His main weapon was letter writing, typing out thousands of them to everyone from top military brass, the American Psychiatric Association, as well as politicians and presidents, including Richard Nixon. Kameny waged a relentless pro-gay rights campaign no matter how homophobic or lofty the addressee. 

Hundreds of those letters have now been published in Gay Is Good: The Life and Letters of Gay Rights Pioneer Frank Kameny. Editor Michael G. Long, author of several books on civil-rights, not only threads the letters together as a chronicle of the gay rights movement, he contextualizes between the letters and when needed fills in information about to those receiving the letters. The result is a truly remarkable story of a born activist.

After the army fired Kameny, he couldn’t get a job anywhere, since as a publicly outed homosexual, he was automatically put on an employment blacklist. Kameny almost starved to death on the streets of New York, sometimes living on pennies a day for food.

Unwilling to disappear from the U.S. legal map, Kameny not only sued the army for re-instatement, he started writing letters, by the hundreds, to address how homosexuals were being treated as not only second-class citizens, unworthy of any recognition, they were in fact being categorically treated as criminals with no rights. Homosexuals could be fired from jobs, denied housing, denied legal representation, arrested for sexual behavior, or even when privately socializing.  

Kameny became an architect of the modern gay civil rights movement, co-founder of the Mattachine Society and coining the gay liberation era phrase “Gay Is Good.” Among his many firsts in the name of GLBTQ rights, Kameny was the first to pursue a gay civil rights claim through the US Supreme Court in 1961. 

Through his activism, organizational leadership, knowledge of constitutional law, Kameny used tactical skill to address every injustice and slight aimed at the freedoms of GLBTQ Americans.

Richard Spitzer, a leading psychiatrist writing in Psychiatric News described homosexuality as a condition representing “less than optimal functioning. “  Kameny sent a letter to the editor challenging Spritzer to produce “scientifically meaningful or scientifically valid support for your statement. I defy you to do so.“ Kameny took every chance to present himself as a scientist who knew the difference between tested scientific methodology and subjective opinion.    

After national popular columnist Ann Landers wrote about gay people being lonely, frightened, and unhappy, Kameny wrote, “You are making the same error that innumerable psychiatrists, clergy . . . With a few exceptions ONLY the unhappy, frightened and lonely homosexuals write to you for advice.

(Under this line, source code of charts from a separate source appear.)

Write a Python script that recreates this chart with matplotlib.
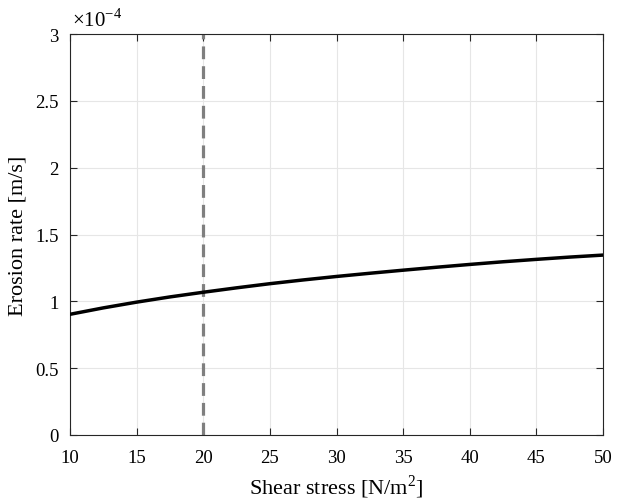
import matplotlib
matplotlib.use("Agg")
import matplotlib.pyplot as plt

plt.rcParams['font.family'] = ['Liberation Serif', 'DejaVu Serif']
plt.rcParams['mathtext.fontset'] = 'custom'
plt.rcParams['mathtext.rm'] = 'Liberation Serif'

shear = [10, 12.5, 15, 17.5, 20, 22.5, 25, 27.5, 30, 32.5, 35, 37.5, 40, 42.5, 45, 47.5, 50]
erosion_e4 = [0.903, 0.951, 0.994, 1.033, 1.068, 1.101, 1.132, 1.160, 1.186, 1.210, 1.233, 1.255, 1.276, 1.296, 1.314, 1.331, 1.346]
critical_shear = 20
xticks = [10, 15, 20, 25, 30, 35, 40, 45, 50]
yticks = [0, 0.5, 1, 1.5, 2, 2.5, 3]
ytick_labels = ['0', '0.5', '1', '1.5', '2', '2.5', '3']

fig = plt.figure(figsize=(6.19, 5.02), dpi=100)
ax = fig.add_axes([70/619, 66/502, 533/619, 401/502])

ax.plot(shear, erosion_e4, color='black', lw=2.5, zorder=3, solid_joinstyle='round')
ax.axvline(critical_shear, color='#7f7f7f', lw=2.3, ls=(0, (4, 2.2)), zorder=2)

ax.set_xlim(10, 50)
ax.set_ylim(0, 3)
ax.set_xticks(xticks)
ax.set_yticks(yticks)
ax.set_yticklabels(ytick_labels)
ax.grid(True, color='#e6e6e6', lw=0.8)
ax.set_axisbelow(True)
ax.tick_params(direction='in', top=True, right=True, labelsize=13.5, length=5, color='#262626', width=0.8)
ax.tick_params(axis='x', pad=10)
ax.tick_params(axis='y', pad=8)
for s in ax.spines.values():
    s.set_color('#262626')
    s.set_linewidth(0.8)

ax.set_xlabel('Shear stress [N/m$^2$]', fontsize=16, labelpad=5)
ax.set_ylabel('Erosion rate [m/s]', fontsize=16, labelpad=6)
ax.text(0.003, 1.008, '×10$^{-4}$', transform=ax.transAxes, fontsize=15, ha='left', va='bottom')

fig.savefig('out.png', dpi=100)
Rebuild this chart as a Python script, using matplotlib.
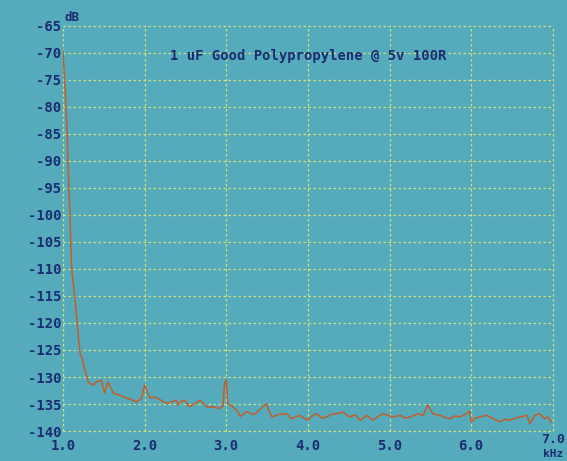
import matplotlib
matplotlib.use("Agg")
import matplotlib.pyplot as plt

# Spectrum readout, frequency in kHz, level in dB
freq_khz = [1.0, 1.01, 1.037, 1.053, 1.06, 1.073, 1.086, 1.095, 1.107, 1.15,
            1.18, 1.21, 1.23, 1.27, 1.31, 1.33, 1.37, 1.42, 1.47, 1.51,
            1.55, 1.62, 1.70, 1.78, 1.84, 1.90, 1.96, 2.0, 2.03, 2.065,
            2.13, 2.20, 2.27, 2.33, 2.39, 2.41, 2.45, 2.49, 2.55, 2.62,
            2.68, 2.76, 2.85, 2.92, 2.96, 2.98, 3.0, 3.02, 3.08, 3.13,
            3.17, 3.25, 3.33, 3.41, 3.49, 3.53, 3.56, 3.65, 3.74, 3.80,
            3.90, 4.0, 4.05, 4.11, 4.17, 4.23, 4.29, 4.35, 4.43, 4.51,
            4.58, 4.64, 4.72, 4.80, 4.86, 4.92, 5.04, 5.13, 5.19, 5.25,
            5.35, 5.41, 5.47, 5.53, 5.62, 5.68, 5.74, 5.80, 5.86, 5.94,
            5.98, 6.0, 6.05, 6.1, 6.19, 6.27, 6.35, 6.41, 6.47, 6.54,
            6.60, 6.68, 6.72, 6.78, 6.84, 6.90, 6.94, 6.98]
level_db = [-69.5, -72, -80, -85, -90, -95, -100, -105, -110, -116,
            -121, -125.6, -126.3, -128.8, -130.9, -131.2, -131.5, -130.8, -130.6, -133.0,
            -130.9, -133.0, -133.4, -133.9, -134.2, -134.6, -134.0, -131.5, -132.6, -133.9,
            -133.7, -134.3, -134.9, -134.6, -134.3, -135.2, -134.5, -134.3, -135.5, -134.9,
            -134.3, -135.5, -135.6, -135.8, -135.4, -131.2, -130.5, -134.9, -135.6, -136.1,
            -137.3, -136.4, -137.0, -136.1, -134.9, -136.5, -137.4, -136.9, -136.8, -137.7,
            -137.1, -138.0, -137.2, -136.8, -137.6, -137.4, -136.9, -136.8, -136.5, -137.4,
            -137.0, -138.0, -137.1, -138.0, -137.3, -136.8, -137.4, -137.1, -137.6, -137.4,
            -136.8, -137.1, -135.2, -136.8, -137.1, -137.5, -137.7, -137.2, -137.4, -136.8,
            -136.3, -138.3, -137.6, -137.4, -137.1, -137.7, -138.3, -137.8, -138.0, -137.6,
            -137.4, -137.1, -138.6, -137.1, -136.8, -137.7, -137.4, -138.3]

x_ticks = [1.0, 2.0, 3.0, 4.0, 5.0, 6.0, 7.0]
y_ticks = [-65, -70, -75, -80, -85, -90, -95, -100, -105, -110,
           -115, -120, -125, -130, -135, -140]
title = "1 uF Good Polypropylene @ 5v 100R"

BG = "#55abbb"
GRID = "#cfe27e"
INK = "#1c2c72"
TRACE = "#c25e2c"

fig = plt.figure(figsize=(5.67, 4.61), dpi=100, facecolor=BG)
ax = fig.add_axes([0.111, 0.065, 0.864, 0.879], facecolor=BG)

ax.plot(freq_khz, level_db, color=TRACE, lw=1.1)

ax.set_xlim(1.0, 7.0)
ax.set_ylim(-140, -65)
ax.set_xticks(x_ticks)
ax.set_yticks(y_ticks)
ax.set_xticklabels([f"{v:.1f}" for v in x_ticks[:-1]] + [""])
ax.set_yticklabels([str(v) for v in y_ticks])

for s in ax.spines.values():
    s.set_visible(False)
ax.tick_params(axis="y", length=0, colors=INK, labelsize=10, pad=1)
ax.tick_params(axis="x", length=0, colors=INK, labelsize=10, pad=6)
for lbl in ax.get_xticklabels() + ax.get_yticklabels():
    lbl.set_family("DejaVu Sans Mono")
    lbl.set_fontweight("bold")
ax.grid(True, color=GRID, ls=(0, (2, 2)), lw=0.9)
ax.set_axisbelow(True)
for gl in ax.get_xgridlines() + ax.get_ygridlines():
    gl.set_clip_on(False)

txt = dict(color=INK, family="DejaVu Sans Mono", fontweight="bold")
ax.text(0.5, 0.925, title, transform=ax.transAxes, ha="center", va="center",
        fontsize=10, **txt)
fig.text(0.113, 0.962, "dB", ha="left", va="center", fontsize=9, **txt)
fig.text(0.975, 0.047, "7.0", ha="center", va="center", fontsize=9.5, **txt)
fig.text(0.975, 0.015, "kHz", ha="center", va="center", fontsize=8, **txt)

fig.savefig("out.png", dpi=100, facecolor=BG)
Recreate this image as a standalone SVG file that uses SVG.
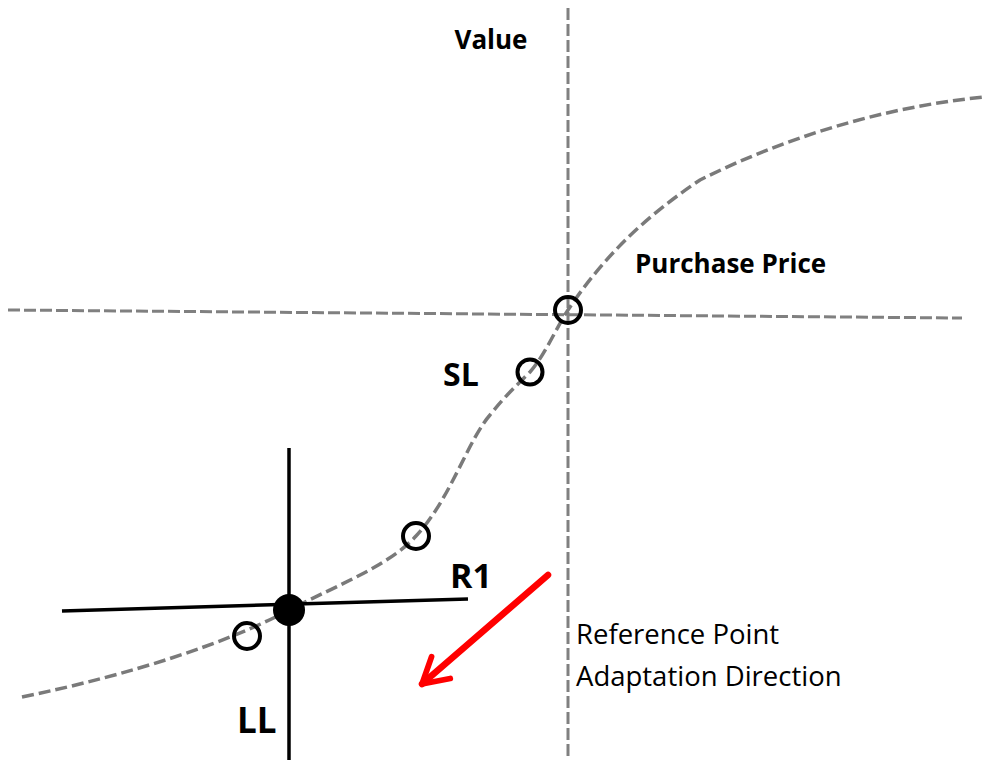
<svg xmlns="http://www.w3.org/2000/svg" width="987" height="760" viewBox="0 0 987 760">
<style>
.axis{stroke:#808080;stroke-width:3;stroke-dasharray:12 4;fill:none}
.curve{stroke:#7a7a7a;stroke-width:3.5;stroke-dasharray:12 5;fill:none}
.pt{fill:none;stroke:#000;stroke-width:4}
.solid{stroke:#000;stroke-width:3.5;fill:none}
.b{font-family:"Open Sans","Liberation Sans",sans-serif;font-weight:bold;fill:#000}
.r{font-family:"Open Sans","Liberation Sans",sans-serif;fill:#000}
</style>
<defs>
<marker id="arr" viewBox="0 0 10 10" refX="8" refY="5" markerWidth="5.5" markerHeight="5.5" orient="auto" markerUnits="strokeWidth">
<path d="M1,1 L8,5 L1,9" fill="none" stroke="#f00" stroke-width="1.6" stroke-linecap="round" stroke-linejoin="round"/>
</marker>
</defs>
<g id="connectors">
<line class="axis" x1="8" y1="310" x2="962" y2="318"/>
<line class="axis" x1="568" y1="8" x2="568" y2="756"/>
<path class="curve" d="M22,697 C130,675 230,642 289,610 C340,584 390,565 416,536 C450,500 468,440 490,415 C505,396 517,385 530,372 C545,355 555,330 568,310 C600,262 640,220 700,180 C780,140 880,107 985,97"/>
<line class="solid" x1="289" y1="448" x2="289" y2="760"/>
<line class="solid" x1="62" y1="611" x2="468" y2="599"/>
<line x1="548" y1="575" x2="422" y2="684" stroke="#f00" stroke-width="6.5" stroke-linecap="round" marker-end="url(#arr)"/>
</g>
<g id="points">
<circle class="pt" cx="568" cy="310" r="13"/>
<circle class="pt" cx="530" cy="372" r="12.5"/>
<circle class="pt" cx="416" cy="536" r="13"/>
<circle class="pt" cx="247" cy="636" r="13"/>
<circle cx="289" cy="610" r="16" fill="#000"/>
</g>
<g id="labels">
<text class="b" x="491" y="49" font-size="26" text-anchor="middle">Value</text>
<text class="b" x="635" y="273" font-size="26">Purchase Price</text>
<text class="b" x="443" y="386" font-size="32">SL</text>
<text class="b" x="450" y="588" font-size="34">R1</text>
<text class="b" x="237" y="733" font-size="35">LL</text>
<text class="r" x="576" y="644" font-size="27.5">Reference Point</text>
<text class="r" x="576" y="686" font-size="27.5">Adaptation Direction</text>
</g>
</svg>
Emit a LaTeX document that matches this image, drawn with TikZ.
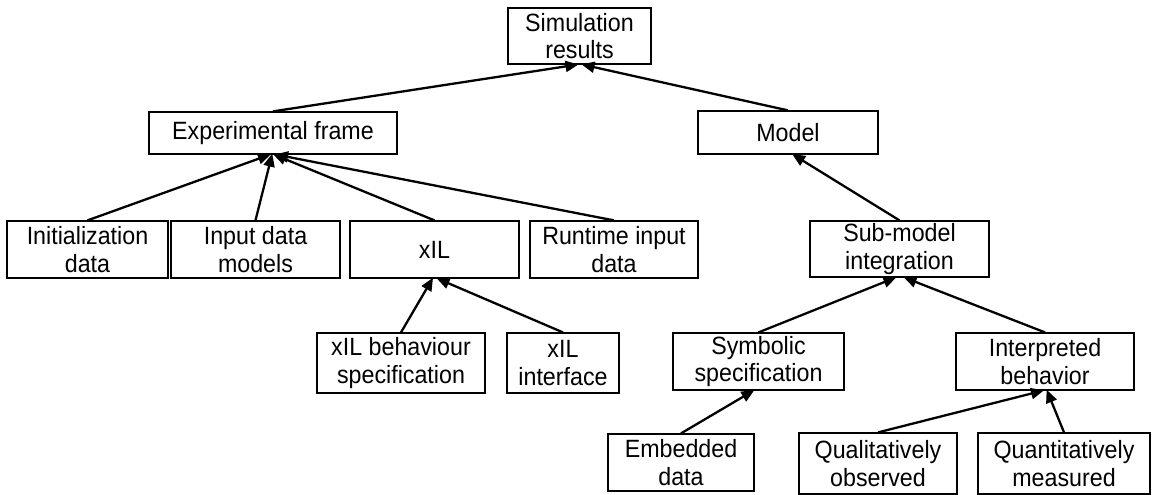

Why would the others do so? Why would the very happy, confident, socially active and gregarious homosexuals have occasion to write to you? Most homosexuals are not as you describe them and have NO desire to change to heterosexuality.” Landers not only changed her view, she circulated Kameny’s letter.

Even with his lifelong alliances with other gay activists, notably Barbara Gittings, Kameny’s tactics were sometimes at odds with the fractious world of the burgeoning gay civil-rights movement. Long doesn’t hesitate to cite when Kameny’s single-mindedness backfired or where his egotism got in the way of seeing the different points of view.  

Kameny was so prolific a letter writer that Long doesn’t include much of his correspondence, and even with these deletions, many of the chosen letters have redundant passages of some of Kameny’s most potent pro-gay arguments.

Mostly, Long sifts through the most salient correspondence in ways that resonate. The book should be on every GLBTQ history shelf, and it is a solid reference for students, civil-rights scholars, and for general readers interested in the early years of the GLBTQ movement.